Years ago, I sat on the Green in New Haven with a gathering of street people, curious enough to listen to their conversation. My hair was well past my shoulders, and the khaki U.S. Army jacket was faded and frayed sufficiently so I wouldn’t stand out in their crowd. Fashion-wise, it was perfect timing for me to attend Yale. Everyone was thus accoutered, regardless of family trust fund and chalet in Vermont. I don’t recall whether we were sharing a joint on the Green, but that was an accepted custom among hippies and drifters.

I believe I was reading Jack Kerouac at the time, one of the grand old men of the Beat Generation.

The Green was the hole left in the middle of the nine-square blocks laid out early in the New Haven’s history. Old trees and patchy lawn, surrounded by traffic, and framed one side by the oldest Yale colleges. Yale is laid out in a series of undergraduate colleges one attends in total, classes, professors, dining hall all in one, like Oxford.

As the story went, the mayor and irate citizens showed up one day with a cannon aimed at clearing out the Yalees who liked to sit on the fence bordering the Green to harass the local misses. Town and gown at its finest back in the 18th century. New Haven doesn’t possess Oxford’s refinement; it’s one more rundown New England mill town with a tradition of hating the Yalees—or at least their privilege. Who wouldn’t?

So there I sat with the street people, all young men, sharing stories, and I can’t tell you why, except that by this time there was a general merging of hippies and street people, not always but often enough.

The fact I was attending Yale, that bastion of the ruling class, was an amazing thing to me. I came by my street dress honestly—at an Army-Navy store before leaving Sumter. In need of cold weather gear—I was keenly aware of my financial straits such that hanging with the street people wasn’t as extreme an experience as meeting some of my schoolmates.

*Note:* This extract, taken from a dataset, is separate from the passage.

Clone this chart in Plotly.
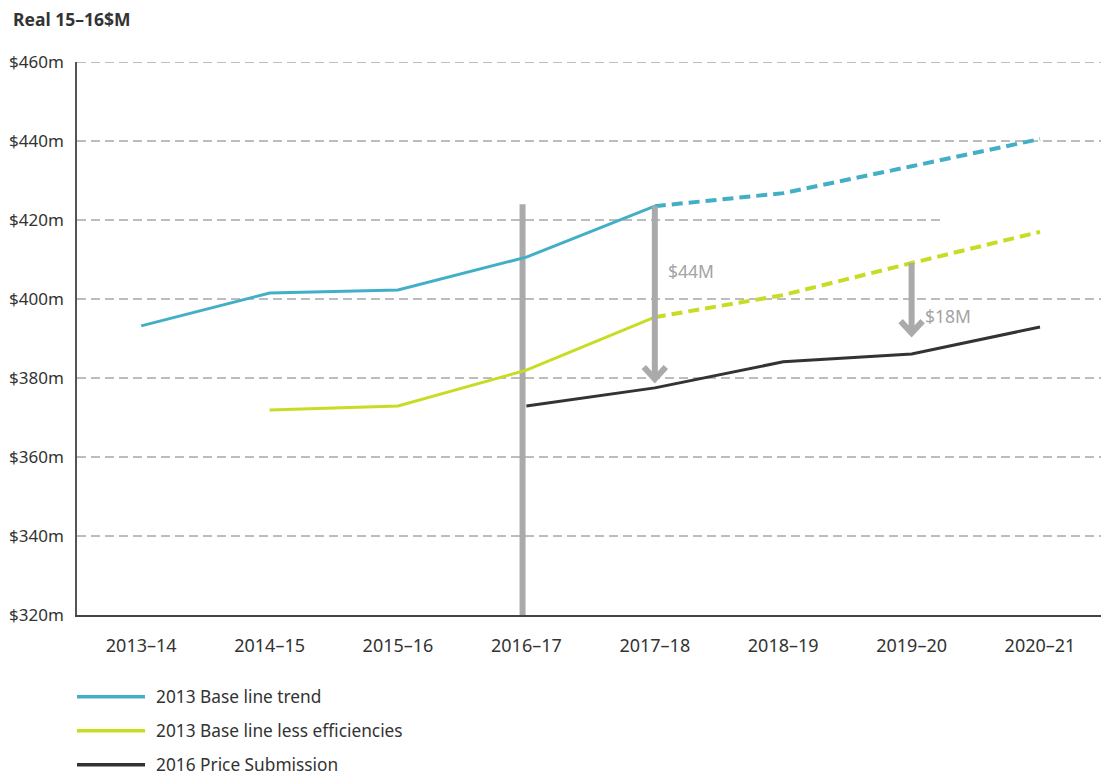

At one of the Yale-Harvard football games, five highly successful alums arrived in matching blue helicopters—that kind of money.

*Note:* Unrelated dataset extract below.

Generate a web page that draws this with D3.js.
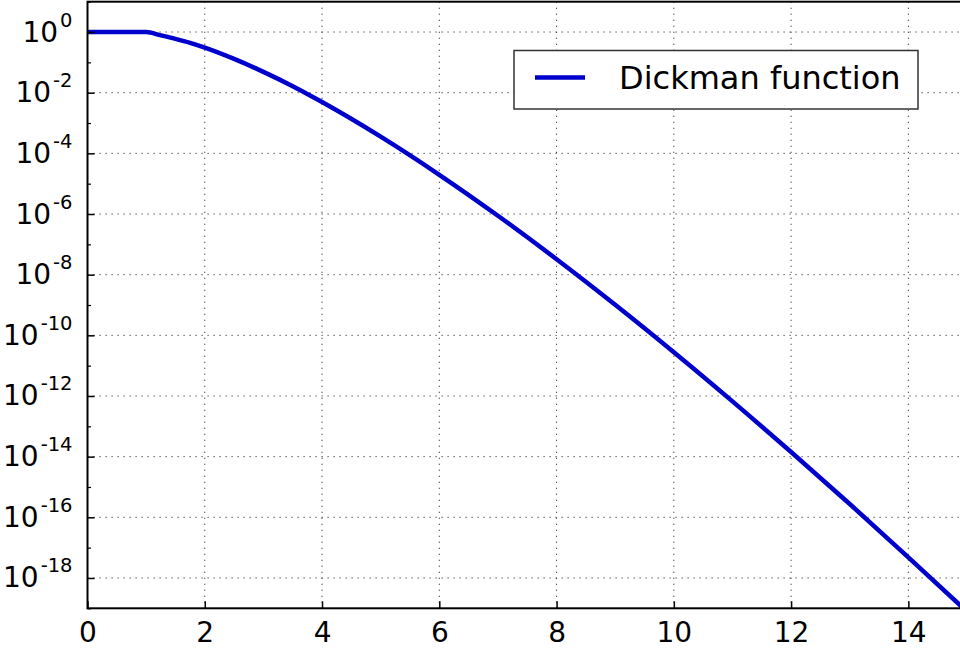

The point of this is to admit I’ve always had a fear of being homeless—there but for a stroke of luck—and stories such as The Salt Path only remind me of that thin line between comfort and ruin. Times when I made offhand comments to this effect, people reacted surprised, like it would never cross their minds as a possibility for themselves. I don’t begrudge their sense of security—and hope they’ll never face losing their place in line, though it happens.

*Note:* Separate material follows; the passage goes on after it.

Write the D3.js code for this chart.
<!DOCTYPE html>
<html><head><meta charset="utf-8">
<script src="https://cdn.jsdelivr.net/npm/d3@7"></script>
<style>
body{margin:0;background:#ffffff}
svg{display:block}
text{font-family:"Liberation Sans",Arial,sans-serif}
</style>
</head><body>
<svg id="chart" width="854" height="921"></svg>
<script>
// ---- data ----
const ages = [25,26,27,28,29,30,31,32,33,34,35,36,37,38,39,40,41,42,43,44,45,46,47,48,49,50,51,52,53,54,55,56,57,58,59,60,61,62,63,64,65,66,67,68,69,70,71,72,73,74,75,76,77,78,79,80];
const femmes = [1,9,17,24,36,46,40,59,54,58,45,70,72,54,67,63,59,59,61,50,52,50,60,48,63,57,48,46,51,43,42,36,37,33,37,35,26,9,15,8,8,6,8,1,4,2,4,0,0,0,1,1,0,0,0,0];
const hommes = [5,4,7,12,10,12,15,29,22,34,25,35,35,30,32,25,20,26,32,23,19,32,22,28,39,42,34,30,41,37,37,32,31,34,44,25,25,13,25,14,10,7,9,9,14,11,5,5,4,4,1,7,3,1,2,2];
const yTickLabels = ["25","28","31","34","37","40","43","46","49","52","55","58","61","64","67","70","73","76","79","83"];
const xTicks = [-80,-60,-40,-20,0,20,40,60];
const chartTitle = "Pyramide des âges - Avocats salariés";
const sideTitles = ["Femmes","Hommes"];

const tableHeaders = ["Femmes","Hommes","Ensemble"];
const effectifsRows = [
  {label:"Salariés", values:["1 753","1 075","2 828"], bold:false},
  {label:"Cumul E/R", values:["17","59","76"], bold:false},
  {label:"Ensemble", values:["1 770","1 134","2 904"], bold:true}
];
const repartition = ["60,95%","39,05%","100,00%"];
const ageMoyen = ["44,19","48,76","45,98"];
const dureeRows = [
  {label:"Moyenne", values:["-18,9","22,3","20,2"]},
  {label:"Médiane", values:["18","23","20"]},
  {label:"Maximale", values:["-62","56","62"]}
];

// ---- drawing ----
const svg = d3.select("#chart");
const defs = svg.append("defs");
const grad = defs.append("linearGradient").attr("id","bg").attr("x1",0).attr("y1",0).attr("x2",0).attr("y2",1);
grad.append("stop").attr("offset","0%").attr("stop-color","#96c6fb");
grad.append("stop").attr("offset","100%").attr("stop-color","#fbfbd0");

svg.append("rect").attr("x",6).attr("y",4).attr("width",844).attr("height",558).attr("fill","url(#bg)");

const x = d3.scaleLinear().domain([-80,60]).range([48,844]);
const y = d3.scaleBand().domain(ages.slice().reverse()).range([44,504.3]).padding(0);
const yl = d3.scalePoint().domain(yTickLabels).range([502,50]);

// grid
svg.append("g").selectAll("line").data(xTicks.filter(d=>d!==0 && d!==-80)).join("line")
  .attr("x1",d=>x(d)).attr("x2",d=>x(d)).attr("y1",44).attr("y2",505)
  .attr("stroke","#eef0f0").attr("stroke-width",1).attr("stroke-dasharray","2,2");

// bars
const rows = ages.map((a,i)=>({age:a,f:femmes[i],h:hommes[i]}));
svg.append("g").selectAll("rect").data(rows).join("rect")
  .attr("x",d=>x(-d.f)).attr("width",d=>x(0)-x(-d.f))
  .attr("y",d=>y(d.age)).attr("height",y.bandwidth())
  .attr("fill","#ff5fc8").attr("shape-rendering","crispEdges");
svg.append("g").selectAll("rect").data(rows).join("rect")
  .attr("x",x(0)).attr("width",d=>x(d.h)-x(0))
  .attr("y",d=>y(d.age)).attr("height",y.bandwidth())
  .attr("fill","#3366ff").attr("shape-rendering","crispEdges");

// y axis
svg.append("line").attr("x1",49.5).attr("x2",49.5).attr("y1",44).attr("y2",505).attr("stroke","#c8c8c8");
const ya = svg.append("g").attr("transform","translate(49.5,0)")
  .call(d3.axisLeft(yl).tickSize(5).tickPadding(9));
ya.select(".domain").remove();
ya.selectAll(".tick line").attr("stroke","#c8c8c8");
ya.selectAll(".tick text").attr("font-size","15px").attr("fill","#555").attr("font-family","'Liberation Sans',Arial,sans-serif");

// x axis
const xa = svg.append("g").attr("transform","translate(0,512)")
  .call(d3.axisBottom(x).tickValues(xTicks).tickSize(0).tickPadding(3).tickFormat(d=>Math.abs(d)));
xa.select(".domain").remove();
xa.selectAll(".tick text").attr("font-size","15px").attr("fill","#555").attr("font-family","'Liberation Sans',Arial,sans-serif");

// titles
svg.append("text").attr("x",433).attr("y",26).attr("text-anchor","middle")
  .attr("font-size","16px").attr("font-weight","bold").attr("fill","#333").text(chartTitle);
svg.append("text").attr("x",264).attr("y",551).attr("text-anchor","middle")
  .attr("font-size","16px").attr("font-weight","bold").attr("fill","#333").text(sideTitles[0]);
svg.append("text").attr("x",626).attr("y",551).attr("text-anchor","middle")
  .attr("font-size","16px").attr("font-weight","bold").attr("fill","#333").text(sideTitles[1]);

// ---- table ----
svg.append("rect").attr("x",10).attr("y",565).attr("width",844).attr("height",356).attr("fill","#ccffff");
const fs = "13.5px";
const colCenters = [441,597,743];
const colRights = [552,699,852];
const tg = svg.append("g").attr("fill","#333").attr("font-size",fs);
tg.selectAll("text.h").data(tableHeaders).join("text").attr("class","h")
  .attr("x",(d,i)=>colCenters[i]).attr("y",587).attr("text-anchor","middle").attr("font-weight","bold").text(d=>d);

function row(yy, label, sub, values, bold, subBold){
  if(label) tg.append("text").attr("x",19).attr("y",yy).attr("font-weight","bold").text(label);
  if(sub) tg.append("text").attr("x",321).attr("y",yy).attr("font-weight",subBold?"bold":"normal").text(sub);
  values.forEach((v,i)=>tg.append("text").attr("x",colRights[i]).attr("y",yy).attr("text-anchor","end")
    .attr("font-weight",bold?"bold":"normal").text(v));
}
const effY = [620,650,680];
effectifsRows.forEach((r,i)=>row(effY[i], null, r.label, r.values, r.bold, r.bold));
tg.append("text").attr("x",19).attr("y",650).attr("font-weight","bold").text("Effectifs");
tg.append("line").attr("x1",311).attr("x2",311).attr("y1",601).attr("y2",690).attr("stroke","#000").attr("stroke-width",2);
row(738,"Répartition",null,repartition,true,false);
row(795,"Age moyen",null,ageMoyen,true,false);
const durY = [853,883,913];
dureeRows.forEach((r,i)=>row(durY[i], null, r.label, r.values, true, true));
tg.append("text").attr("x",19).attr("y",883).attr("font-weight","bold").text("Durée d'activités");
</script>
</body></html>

So wilderness hiking with no home to return to after—how would I deal with it? When you’re twenty something, the implication is you’d better skip buying the new Traffic album or pass on the pepperoni pizza. By the time you’re in your fifties, losing your house and farm is a way sadder deal.

Back then, if I had met someone who’d lived somewhere for, oh, let’s say going on twenty years in that very same place, I’d have thought, huh, what would that feel like? And in a locale so distinct, distinguished even?

For so many years, I’d never lived in the same place for more than one or two years. I recall being amused, even puzzled, to realize the fact. But once I moved away from my mother’s house, I became a drifter of sorts, starting out with a single metal trunk, then slowly accumulating cardboard boxes of books, legal pad drafts of a fantasy novel and record albums, a second hand stereo. Slowly I built myself a virtual home, even if I kept packing to move from apartment to the next. Leaving graduate school, I’d acquired enough ‘stuff’, mostly second hand, three cats and a traveling companion who became my sons’ mother, and a rental truck became necessary to haul us from New Haven to Miami. I of course drove.

Then returned to New Haven, packed the second hand ’67 VW bug with houseplants and the three rescued cats to repeat the trip south to sunny South Florida. We made it with a stop at my sister’s in Bethesda and another at our mother’s house in South Carolina.

And I can picture most of these abodes clearly. From dorm room, briefly to a small townhouse with four or five roommates, to the basement apartment on Clemson Avenue, to a subdivided Victorian in New Haven where the bathroom was shared, to the apartment complex under the Miami International Airport flight path, to a second apartment after the first one caught fire, to an actually charming second story apartment whose owner lusted for my bride in Coral Gables with so many house plants they lived on the porch—just down Le Jeune Road from a popular strip joint—to a quiet Reston apartment four flights up, to a 50s walkup in Annandale, an 80s townhouse in Burke, to Peter and Pat’s spare bedroom, to a second spare bedroom with Steve, another running buddy, to a ground level Annandale condo again, to a first house in Barcroft just down from the beach, to the 50s place where I sit today.

And after being away for enough time, I remember returning briefly to my once bedroom in my mother’s house, thinking ‘how strange’ that I had grown to a teen in that room. And that house at 817 Mathis St., Sumter, South Carolina. I’ll wait while you google it. See? Nothing special, and all the tall pines are gone, blown away in Hurricane Hugo.

All these moves were nothing too special. Nothing dramatic. Not like living in Katmandu herding goats or in the Italian lake country writing an opus. But it’s going on twenty years since we’ve been planted by this quiet cove loaded with leaning trees, blue herons, a few soaring eagles, the neighborhood racoons and foxes.

I’ve made a practice of shooting photos from the deck—or through the window of the downstairs room where I write, giving me too much time to reflect on what’s passed for a life of rambles. Though I’ve never hiked the South West Coast Path (aka Salt Path) in England nor the Pacific Crest Trail. A bit of the Appalachian Trail is all. I do have a decent pair of hiking boots, and a yellow all weather jacket, so I have no excuse beyond a worn out knee.

Time to walk the husky. She’s been waiting.